Not so 'big-time'
A good hire for the team, but not for the program
It is officially the Lance Leipold era for the Buffalo football team.
Wait, Lance Leipold? What happened to Alabama coordinator Lane Kiffin? Or former Notre Dame head coach Tyrone Wigginham? Or former Ole Miss head coach Houston Nutt?
Anyone that follows college football should know at least one of the three prominent names listed above. If you don’t, these men are some of the options that Buffalo did not hire for the head coach vacancy.
On Monday, Athletic Director Danny White officially announced Leipold as the new head coach of the football team. He is the former head coach of Wisconsin-Whitewater – a Division-III team.
I’m not putting him down at all. He’s an excellent coach. He posted the best winning percentage in college football and became the fastest coach in NCAA history to reach 100 wins. In his tenure at Wisconsin-Whitewater, Leipold went 106-6 and won five Division-III championships.
There is no doubt he can make an immediate impact. After a losing season and a missed bowl berth, there is much room for improvement for the team.
It was a matter of time before Division-I programs started to see his potential. And Buffalo was the first school to jump on the opportunity.
He is an offensive minded coach, which will be beneficial to the slew of offensive weapons that will be returning to the team, including quarterback Joe Licata, wide receiver Ron Willoughby and running back Anthone Taylor.
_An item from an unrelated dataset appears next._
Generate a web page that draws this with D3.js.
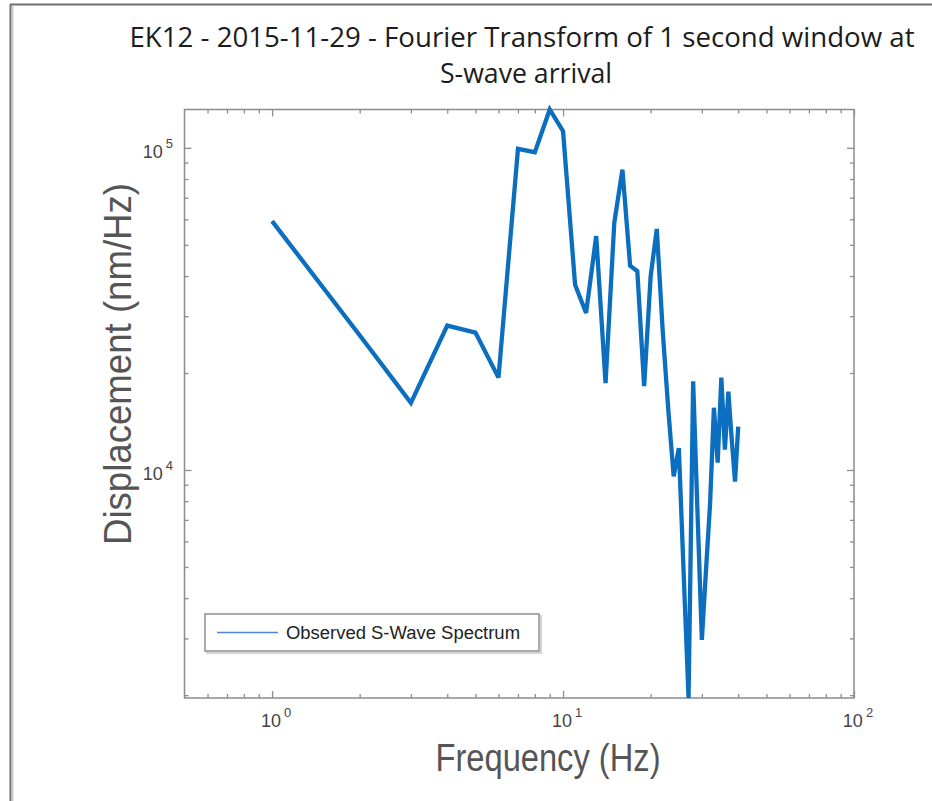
<!DOCTYPE html>
<html>
<head>
<meta charset="utf-8">
<script src="https://cdn.jsdelivr.net/npm/d3@7/dist/d3.min.js"></script>
<style>
  html, body { margin: 0; padding: 0; background: #fff; }
  svg { display: block; }
</style>
</head>
<body>
<svg id="chart" width="932" height="801"></svg>
<script>
// Spectrum of a 1 s window (1 Hz bins), amplitude in nm/Hz
const frequencies = [1, 2, 3, 4, 5, 6, 7, 8, 9, 10,
  11, 12, 13, 14, 15, 16, 17, 18, 19, 20,
  21, 22, 23, 24, 25, 26, 27, 28, 29, 30,
  31, 32, 33, 34, 35, 36, 37, 38, 39, 40];
const displacement = [59200, 26200, 16150, 28060, 26700, 19350, 99300, 96900, 131500, 112600,
  37600, 30700, 53200, 18600, 58500, 85600, 43100, 41400, 18200, 39900,
  56000, 27100, 15400, 9550, 11700, 4670, 1960, 18840, 7260, 2970,
  4900, 7800, 15600, 10540, 19350, 11560, 17500, 12420, 9200, 13630];

const xDomain = [0.5, 100];
const xMajorTicks = [1, 10, 100];
const xMinorTicks = [0.6, 0.7, 0.8, 0.9, 2, 3, 4, 5, 6, 7, 8, 9, 20, 30, 40, 50, 60, 70, 80, 90];
const yMajorTicks = [1e4, 1e5];
const yMinorTicks = [2000, 3000, 4000, 5000, 6000, 7000, 8000, 9000,
  20000, 30000, 40000, 50000, 60000, 70000, 80000, 90000];

const titleLines = ["EK12 - 2015-11-29 - Fourier Transform of 1 second window at", "S-wave arrival"];
const xLabel = "Frequency (Hz)";
const yLabel = "Displacement (nm/Hz)";
const legendLabel = "Observed S-Wave Spectrum";

const svg = d3.select("#chart");
const W = 932, H = 801;
const plot = { left: 184.5, right: 854, top: 109.5, bottom: 698 };
const axisColor = "#8c8c8c";
const lineColor = "#0b6ebf";
const narrow = "'Liberation Sans Narrow', 'Liberation Sans', Arial, sans-serif";

// window frame
svg.append("rect").attr("width", W).attr("height", H).attr("fill", "#fff");
svg.append("line").attr("x1", 10).attr("x2", W).attr("y1", 4.5).attr("y2", 4.5)
  .attr("stroke", "#6e6e6e").attr("stroke-width", 2);
svg.append("line").attr("x1", 10.5).attr("x2", 10.5).attr("y1", 4).attr("y2", H)
  .attr("stroke", "#6e6e6e").attr("stroke-width", 2);
svg.append("line").attr("x1", 12.5).attr("x2", 12.5).attr("y1", 6).attr("y2", H)
  .attr("stroke", "#c8c8c8").attr("stroke-width", 2);

const x = d3.scaleLog().domain(xDomain).range([plot.left, plot.right]);
const y = d3.scaleLog().domain(d3.extent(displacement)).range([plot.bottom, plot.top]);

// axis box with inward ticks on all four sides
function tickAxis(axisFn, scale, values, size, transform) {
  const g = svg.append("g").attr("transform", transform)
    .call(axisFn(scale).tickValues(values).tickSize(size).tickFormat(""));
  g.select(".domain").remove();
  g.selectAll(".tick line").attr("stroke", axisColor).attr("stroke-width", 1.3);
  return g;
}
tickAxis(d3.axisBottom, x, xMajorTicks, -7, `translate(0,${plot.bottom})`);
tickAxis(d3.axisBottom, x, xMinorTicks, -4, `translate(0,${plot.bottom})`);
tickAxis(d3.axisTop, x, xMajorTicks, -7, `translate(0,${plot.top})`);
tickAxis(d3.axisTop, x, xMinorTicks, -4, `translate(0,${plot.top})`);
tickAxis(d3.axisLeft, y, yMajorTicks, -7, `translate(${plot.left},0)`);
tickAxis(d3.axisLeft, y, yMinorTicks, -4, `translate(${plot.left},0)`);
tickAxis(d3.axisRight, y, yMajorTicks, -7, `translate(${plot.right},0)`);
tickAxis(d3.axisRight, y, yMinorTicks, -4, `translate(${plot.right},0)`);

svg.append("rect")
  .attr("x", plot.left).attr("y", plot.top)
  .attr("width", plot.right - plot.left).attr("height", plot.bottom - plot.top)
  .attr("fill", "none").attr("stroke", axisColor).attr("stroke-width", 1.5);

// power-of-ten tick labels
function powerLabel(sel, v) {
  const e = Math.round(Math.log10(v));
  sel.append("tspan").text("10");
  sel.append("tspan").attr("dx", 3).attr("dy", -10).attr("font-size", 13).text(e);
}
const tickFont = "'Liberation Sans', Arial, sans-serif";
xMajorTicks.forEach(v => {
  const t = svg.append("text").attr("x", x(v) + 4).attr("y", 727)
    .attr("text-anchor", "middle").attr("font-family", tickFont)
    .attr("font-size", 18).attr("fill", "#444");
  powerLabel(t, v);
});
yMajorTicks.forEach(v => {
  const t = svg.append("text").attr("x", 173).attr("y", y(v) + 10)
    .attr("text-anchor", "end").attr("font-family", tickFont)
    .attr("font-size", 18).attr("fill", "#444");
  powerLabel(t, v);
});

// spectrum line
const line = d3.line()
  .x((d, i) => x(frequencies[i]))
  .y(d => y(d));
svg.append("path")
  .datum(displacement)
  .attr("d", line)
  .attr("fill", "none")
  .attr("stroke", lineColor)
  .attr("stroke-width", 4.3)
  .attr("stroke-linejoin", "miter")
  .attr("stroke-miterlimit", 3);

// titles and axis labels
svg.append("text").attr("x", 522).attr("y", 47).attr("text-anchor", "middle")
  .attr("font-family", "'Open Sans', 'Noto Sans', sans-serif").attr("font-size", 28)
  .attr("fill", "#1c1c1c").attr("textLength", 785).attr("lengthAdjust", "spacingAndGlyphs")
  .text(titleLines[0]);
svg.append("text").attr("x", 526).attr("y", 83).attr("text-anchor", "middle")
  .attr("font-family", "'Open Sans', 'Noto Sans', sans-serif").attr("font-size", 28)
  .attr("fill", "#1c1c1c").attr("textLength", 172).attr("lengthAdjust", "spacingAndGlyphs")
  .text(titleLines[1]);

svg.append("text").attr("x", 548).attr("y", 771).attr("text-anchor", "middle")
  .attr("font-family", narrow).attr("font-size", 38).attr("fill", "#555")
  .attr("textLength", 225).attr("lengthAdjust", "spacingAndGlyphs")
  .text(xLabel);
svg.append("text").attr("transform", "translate(131,364) rotate(-90)")
  .attr("text-anchor", "middle")
  .attr("font-family", narrow).attr("font-size", 38).attr("fill", "#555")
  .attr("textLength", 362).attr("lengthAdjust", "spacingAndGlyphs")
  .text(yLabel);

// legend
const lg = svg.append("g");
lg.append("rect").attr("x", 206).attr("y", 615).attr("width", 334).attr("height", 37)
  .attr("fill", "none").attr("stroke", "#d4d4d4").attr("stroke-width", 2)
  .attr("transform", "translate(1,1)");
lg.append("rect").attr("x", 205).attr("y", 614).attr("width", 334).attr("height", 37)
  .attr("fill", "#fff").attr("stroke", "#8f8f8f").attr("stroke-width", 1.5);
lg.append("line").attr("x1", 217).attr("x2", 278).attr("y1", 632.5).attr("y2", 632.5)
  .attr("stroke", "#4f86d6").attr("stroke-width", 1.5);
lg.append("text").attr("x", 286).attr("y", 639)
  .attr("font-family", narrow).attr("font-size", 18).attr("fill", "#222")
  .attr("textLength", 234).attr("lengthAdjust", "spacingAndGlyphs")
  .text(legendLabel);
</script>
</body>
</html>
Leipold will help develop them into better players in his pro-style offense.
The biggest problem I see for his tenure will be the ‘learning curve.’ White’s hire was a perplexing decision. It seemed he was determined to find a coach that would come natural to coaching at the Division-I level. White would have been elated for an assistant coach from the Southeastern Conference (SEC) or a recently departed head coach from around the country. But White ended up with a gamble on a D-III coach.
Leipold will be learning on the job. The transition from divisions will be a bigger curve than White and Leipold believe to be. He will certainly bring coaches with FBS experience with him, but how far can that go? The head coach must make all the final calls for a team.
It’s a practical idea to believe he will benefit the program. He has a great track record. He is a rigid coach who is ready to take on the challenge. But is he ready for ‘big time?’
White has been building the #NYBI campaign to transform UB athletics into the next big-time college program and flagship university of New York. Almost every hire White has made has been a big-time name: Bobby Hurley, Felisha Legette-Jack and Reed Sunahara to name a few.
Only three of White’s 10 hires have not had any Division-I coaching experience and Leipold is the first head coach hire to switch from Division-III to Division-I.
I’m not concerned with his minimal experience in Division-I. Women’s soccer head coach Shawn Burke had zero head coaching experience and led the team to a MAC Championship and a bid to the NCAA Tournament in his first year.
I’m concerned with his name itself. His name will not draw attention like an established coach would have. If White is serious about building up the athletic program into a big-time college brand, a Division-III coach for the school’s most well-known program is not the way to begin.
The hire brought the team in the right direction, but it didn’t help the program’s direction.
Let’s see if Leipold can make it big-time.